MNPS Board Members Will Pinkston and Christiane Buggs wrote a column for the Atlanta Journal Constitution urging voters in Georgia to reject that state’s effort to create an Opportunity School District modeled after Tennessee’s struggling Achievement School District.
Here’s some of what they had to say:
Under this hostile approach, the ASD rips schools from their communities and hands them over to charter operators that convert them into taxpayer-subsidized private schools. Rather than sticking to a limited scope with a baker’s dozen schools, as originally envisioned, the ASD now has nearly 30 schools in its purview — and it’s expanding every year in ill-advised ways.
They also pointed to a recent Vanderbilt study to note the ASD’s lack of results:
If the ASD actually was working, some of it might be defensible. But research by Vanderbilt University shows the ASD is failing. The online news outlet Chalkbeat recently reported that a locally led school-turnaround initiative in Memphis has “sizable positive effects on student test scores, while the ASD’s effects are marginal.”

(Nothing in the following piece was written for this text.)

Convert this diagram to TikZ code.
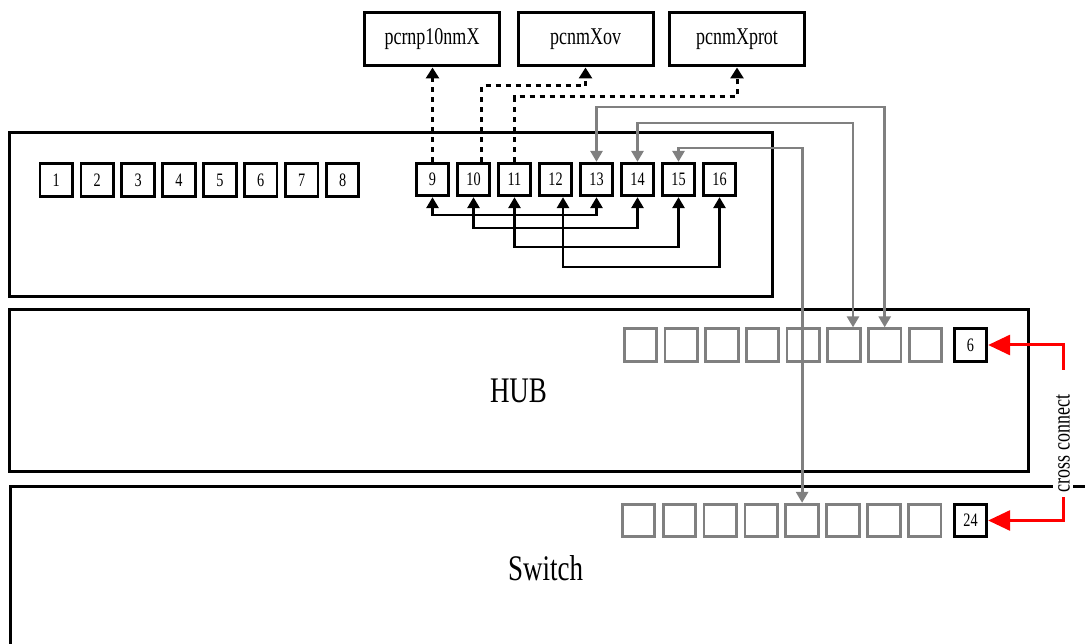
\documentclass[tikz,border=0pt]{standalone}
\usepackage{fontspec}
\setmainfont[FakeStretch=0.75]{Liberation Serif}
\usetikzlibrary{arrows.meta}

\definecolor{portgray}{RGB}{128,128,128}
\definecolor{xred}{RGB}{255,0,0}

\begin{document}
\begin{tikzpicture}[x=1pt, y=-1pt,
  device/.style={draw, line width=3pt, inner sep=0pt},
  hostbox/.style={draw, line width=3pt, minimum width=135pt, minimum height=53pt,
    inner sep=0pt, font=\fontsize{24}{24}\selectfont},
  portbox/.style={draw, line width=2.8pt, minimum size=32.5pt, inner sep=0pt,
    font=\fontsize{19}{19}\selectfont},
  gportbox/.style={portbox, draw=portgray},
  biarrow/.style={line width=2.8pt,
    {Triangle[length=11pt,width=12pt]}-{Triangle[length=11pt,width=12pt]}},
  grayarrow/.style={biarrow, color=portgray},
  dotarrow/.style={line width=3pt, dash pattern=on 5pt off 5pt,
    -{Triangle[length=11pt,width=13pt]}},
  redarrow/.style={line width=3pt, color=xred, -{Triangle[length=22pt,width=20pt]}},
  lbl/.style={inner sep=0pt}
]
\useasboundingbox (0,0) rectangle (1085,644);
\clip (0,0) rectangle (1085,644);

% equipment frames
\node[device, minimum width=763pt, minimum height=164pt] (panel) at (390.5,215) {};
\node[device, minimum width=1019pt, minimum height=162pt,
      font=\fontsize{36}{36}\selectfont] (hub) at (518.5,390.5) {HUB};
\node[device, minimum width=1200pt, minimum height=300pt, anchor=north west]
      (switch) at (9,484.5) {};
\node[lbl, font=\fontsize{36}{36}\selectfont] (switchname) at (545.5,568) {Switch};

% hosts
\node[hostbox] (b1) at (432,39.5) {pcrnp10nmX};
\node[hostbox] (b2) at (585.5,39.5) {pcnmXov};
\node[hostbox] (b3) at (737,39.5) {pcnmXprot};

% patch panel ports
\foreach \i in {1,...,8}
  \node[portbox] (p\i) at ({56.3+40.9*(\i-1)},180) {\i};
\foreach \i in {9,...,16}
  \node[portbox] (p\i) at ({432.5+41*(\i-9)},179.5) {\i};

% hub ports
\foreach \k in {1,...,8}
  \node[gportbox] (h\k) at ({640.5+40.7*(\k-1)},345) {};
\node[portbox] (hup) at (970.5,345) {6};

% switch ports
\foreach \k in {1,...,8}
  \node[gportbox] (s\k) at ({638.5+40.9*(\k-1)},520.5) {};
\node[portbox] (sup) at (970.5,520.5) {24};

% routing levels
\coordinate (r1) at (0,215);
\coordinate (r2) at (0,228);
\coordinate (r3) at (0,247);
\coordinate (r4) at (0,267);
\coordinate (g1) at (0,107);
\coordinate (g2) at (0,123);
\coordinate (g3) at (0,148);
\coordinate (d1) at (0,86);
\coordinate (d2) at (0,97);

% patch cords between panel ports
\coordinate (p12b) at ([xshift=7.5pt]p12.south);
\draw[biarrow] (p9.south)  -- (p9.south |- r1)  -| (p13.south);
\draw[biarrow] (p10.south) -- (p10.south |- r2) -| (p14.south);
\draw[biarrow] (p11.south) -- (p11.south |- r3) -| (p15.south);
\draw[biarrow] (p12b)      -- (p12b |- r4)      -| (p16.south);

% host links
\coordinate (p10t) at ([xshift=8pt]p10.north);
\draw[dotarrow] (p9.north) -- (p9.north |- b1.south);
\draw[dotarrow] (p10t) -- (p10t |- d1) -| (b2.south);
\draw[dotarrow] (p11.north) -- (p11.north |- d2) -| (b3.south);

% uplinks to hub and switch
\coordinate (h6t) at ([xshift=9pt]h6.north);
\draw[grayarrow] (p13.north) -- (p13.north |- g1) -| (h7.north);
\draw[grayarrow] (p14.north) -- (p14.north |- g2) -| (h6t);
\draw[grayarrow] (p15.north) -- (p15.north |- g3) -| (s5.north);

% cross connect between hub and switch
\node[fill=white, rotate=90, inner xsep=3pt, inner ysep=3pt,
      font=\fontsize{24}{24}\selectfont] (cc) at (1063,443.5) {cross connect};
\coordinate (ccup) at (1063,370);
\coordinate (ccdn) at (1063,497);
\draw[redarrow] (ccup) |- (hup.east);
\draw[redarrow] (ccdn) |- (sup.east);
\end{tikzpicture}
\end{document}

Tennessee’s ASD came about as a result of legislative approval of the (ultimately winning) Race to the Top application. As Buggs and Pinkston note, in its current form, the ASD has moved beyond the original vision. In doing so, the ASD has encountered problems that include troubling audit findings and a struggle to demonstrate results.
Georgia voters get to weigh-in on whether or not their state creates an ASD clone. Buggs and Pinkston offer a cautionary tale of well-intentioned reform gone wrong.